■ Source data:
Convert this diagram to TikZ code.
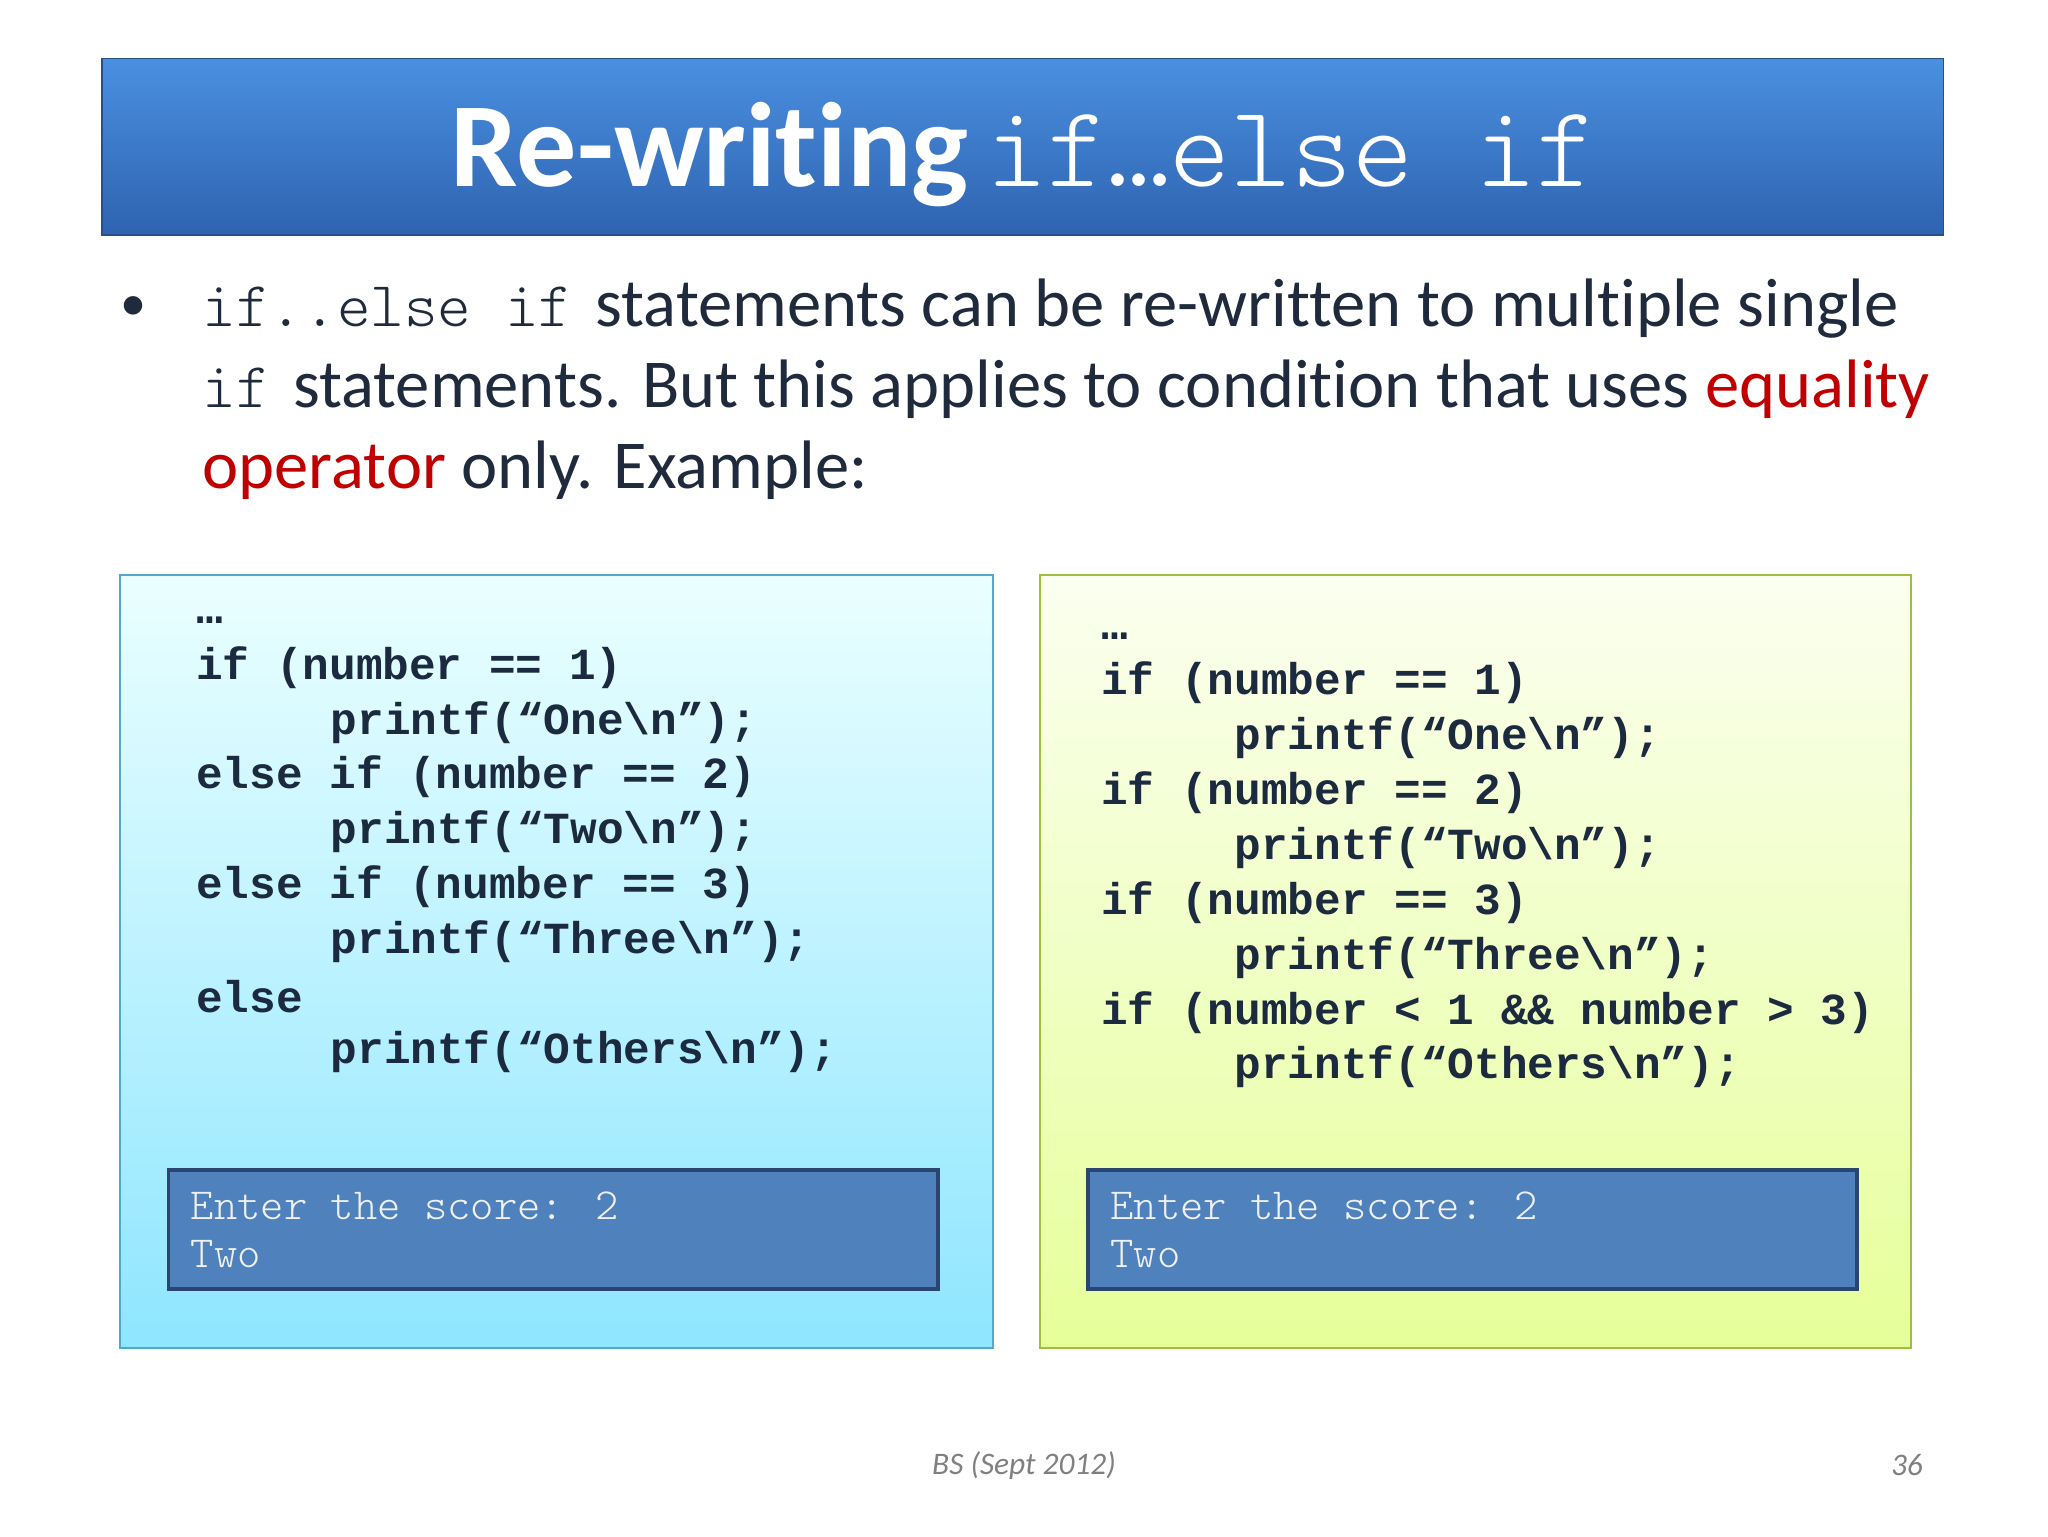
\documentclass[tikz,border=0pt]{standalone}
\usepackage{fontspec}
\setmainfont{Carlito}[Ligatures=NoCommon]
\setmonofont{Liberation Mono}
\newfontfamily\cour{Latin Modern Mono Light}
\definecolor{ttl1}{HTML}{4A90E0}
\definecolor{ttl2}{HTML}{2E63B0}
\definecolor{txt}{HTML}{1F2A3C}
\definecolor{red1}{HTML}{C00000}
\definecolor{codec}{HTML}{1C2A40}
\definecolor{outf}{HTML}{4F81BD}
\definecolor{outb}{HTML}{2A4670}
\begin{document}
\begin{tikzpicture}[x=1pt,y=-1pt,
  code/.style={anchor=west,inner sep=0pt,font=\fontsize{34}{40}\selectfont\ttfamily\bfseries,text=codec},
  outtxt/.style={anchor=west,inner sep=0pt,font=\fontsize{34}{38}\selectfont\cour,text=white!88!gray},
  outbox/.style={draw=outb,line width=3pt,fill=outf}]
\useasboundingbox (0,0) rectangle (1568,1176);
\fill[white] (0,0) rectangle (1568,1176);
% title
\shade[top color=ttl1,bottom color=ttl2,draw=ttl2!80!black,line width=1pt] (78,45) rectangle (1488,180);
\node[anchor=center,inner sep=0pt,text=white] (title) at (784,118)
 {\fontsize{92}{100}\selectfont\bfseries Re-writing\hspace{14pt}\fontsize{89}{96}\selectfont\cour\mdseries if…else if};
% bullet
\node[anchor=west,inner sep=0pt,text=txt,font=\fontsize{40}{40}\selectfont] (bul) at (92,236) {•};
\node[anchor=west,inner sep=0pt,text=txt,font=\fontsize{52.5}{62}\selectfont] (l1) at (155,236)
 {{\fontsize{49}{50}\selectfont\cour if..else if}\hspace{6pt} statements can be re-written to multiple single};
\node[anchor=west,inner sep=0pt,text=txt,font=\fontsize{52.5}{62}\selectfont] (l2) at (155,298)
 {{\fontsize{49}{50}\selectfont\cour if}\hspace{6pt} statements. But this applies to condition that uses \textcolor{red1}{equality}};
\node[anchor=west,inner sep=0pt,text=txt,font=\fontsize{52.5}{62}\selectfont] (l3) at (155,360)
 {\textcolor{red1}{operator} only. Example:};
% boxes
\shade[top color=cyan!8!white,bottom color=cyan!38!white!90!blue,draw=cyan!60!gray,line width=1.5pt] (92,440) rectangle (760,1032);
\shade[top color=lime!6!white,bottom color=lime!40!white,draw=lime!50!gray,line width=1.5pt] (796,440) rectangle (1463,1032);
% left code
\node[code] (a0) at (150,475) {…};
\node[code] (a1) at (150,511) {if (number == 1)};
\node[code] (a2) at (253,553) {printf(“One\textbackslash n”);};
\node[code] (a3) at (150,595) {else if (number == 2)};
\node[code] (a4) at (253,637) {printf(“Two\textbackslash n”);};
\node[code] (a5) at (150,679) {else if (number == 3)};
\node[code] (a6) at (253,721) {printf(“Three\textbackslash n”);};
\node[code] (a7) at (150,763) {else};
\node[code] (a8) at (253,805) {printf(“Others\textbackslash n”);};
% right code
\node[code] (b0) at (843,487) {…};
\node[code] (b1) at (843,523) {if (number == 1)};
\node[code] (b2) at (945,565) {printf(“One\textbackslash n”);};
\node[code] (b3) at (843,607) {if (number == 2)};
\node[code] (b4) at (945,649) {printf(“Two\textbackslash n”);};
\node[code] (b5) at (843,691) {if (number == 3)};
\node[code] (b6) at (945,733) {printf(“Three\textbackslash n”);};
\node[code] (b7) at (843,775) {if (number < 1 \&\& number > 3)};
\node[code] (b8) at (945,817) {printf(“Others\textbackslash n”);};
% outputs
\draw[outbox] (129,896) rectangle (718,987);
\node[outtxt] (o1) at (146,923) {Enter the score: 2};
\node[outtxt] (o2) at (146,960) {Two};
\draw[outbox] (833,896) rectangle (1422,987);
\node[outtxt] (p1) at (850,923) {Enter the score: 2};
\node[outtxt] (p2) at (850,960) {Two};
% footer
\node[inner sep=0pt,text=gray,font=\fontsize{24}{28}\selectfont\itshape] (f1) at (784,1122) {BS (Sept 2012)};
\node[inner sep=0pt,text=gray,font=\fontsize{24}{28}\selectfont\itshape] (f2) at (1460,1122) {36};
\end{tikzpicture}
\end{document}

■ Task brief: Scan the data for the word "this" and copy every line where it shows up.

■ Correct result:
Convert this diagram to TikZ code.
 {{\fontsize{49}{50}\selectfont\cour if}\hspace{6pt} statements. But this applies to condition that uses \textcolor{red1}{equality}};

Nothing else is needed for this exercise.